Natasha’s area of expertise is in Western Pleasure riding, including the Hunter Under Saddle classes. They too leave their property several days before competition so that their horses become used to the new environment and are settled in the arena. But as Natasha explains, there’s plenty to do before departure: “Before we go, we want our horses look their absolute best, and that includes washing, clipping and making sure their feet are freshly shod. Then the night before we show them, we wash them thoroughly and whiten their socks”.

On the morning of the show, the horses have their manes either plaited or banded. “That takes about an hour and yes, you end up with very sore fingers but it’s well worth it,” she says.

Tails also need attention. The Humphries horses’ wear false tails into the show pen, which are washed and blow-dried the night before to ensure they’re thick and glossy. When it comes to face makeup, Natasha says it’s a must, particularly on a horse with a pretty head, but suggests that you always opt for good quality products.
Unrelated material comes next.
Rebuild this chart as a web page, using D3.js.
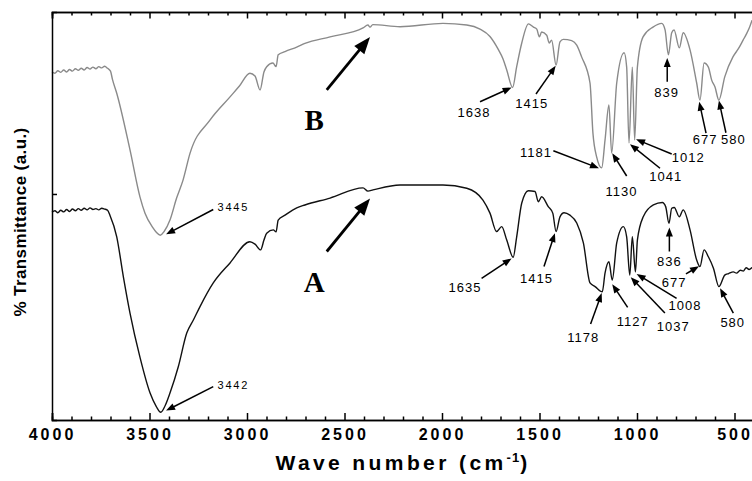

“On show morning, it’s normally a 3:00am wake-up call to allow time to get all the horses lunged down, and to give them one last time in the arena to make sure everything is perfect. There’s no room for mistakes,” says Natasha.
“We ride in high quality western saddles with a lot of silver on them for the Western Pleasure classes, and good quality jumping saddles for Hunter Under Saddle classes. Saddle pads have to stand out, and ours are tightly woven and usually come from the US. We make sure that we chose colours that are a good match for our jackets and the horse’s colour,” she adds.

When buying a show saddle, the first and foremost concern is that it fits your horse properly, as well as being comfortable for you to sit in while allowing easy leg contact. Good saddles are a substantial investment, so keeping them in bags when you travel to a show will help protect them from scratches and dust.

Natasha always ensures that saddles and bridles are spotlessly clean with the silver polished before they leave for a show: “The way you present your horse and gear to the judge should deliver a clear message that you mean business,” she says.

Wearing black chaps over black show jeans so that they blend to create an unbroken silhouette, she also dresses in some dazzling jackets. Jackets embellished with crystals make an eye-catching statement, but given that good quality jackets start at around $3,000, they’re not a statement that’s cheap to make!

However, vests and shirts are now a popular alternative and these give you the option to mix and match: “But make sure that they do match,” advises Natasha, “and that includes your vest, shirt and saddle pad. And remember that in major classes it’s important to stand out, so when you’re deciding on colours for your outfit, make sure that they also complement your horse so that they bring out its best too.”

And a final word from Natasha: “When you enter the show pen, you have to ensure that the judge is drawn to you by the way your horse is presented – well-rounded, shiny and polished to perfection. Remember, first impressions last.”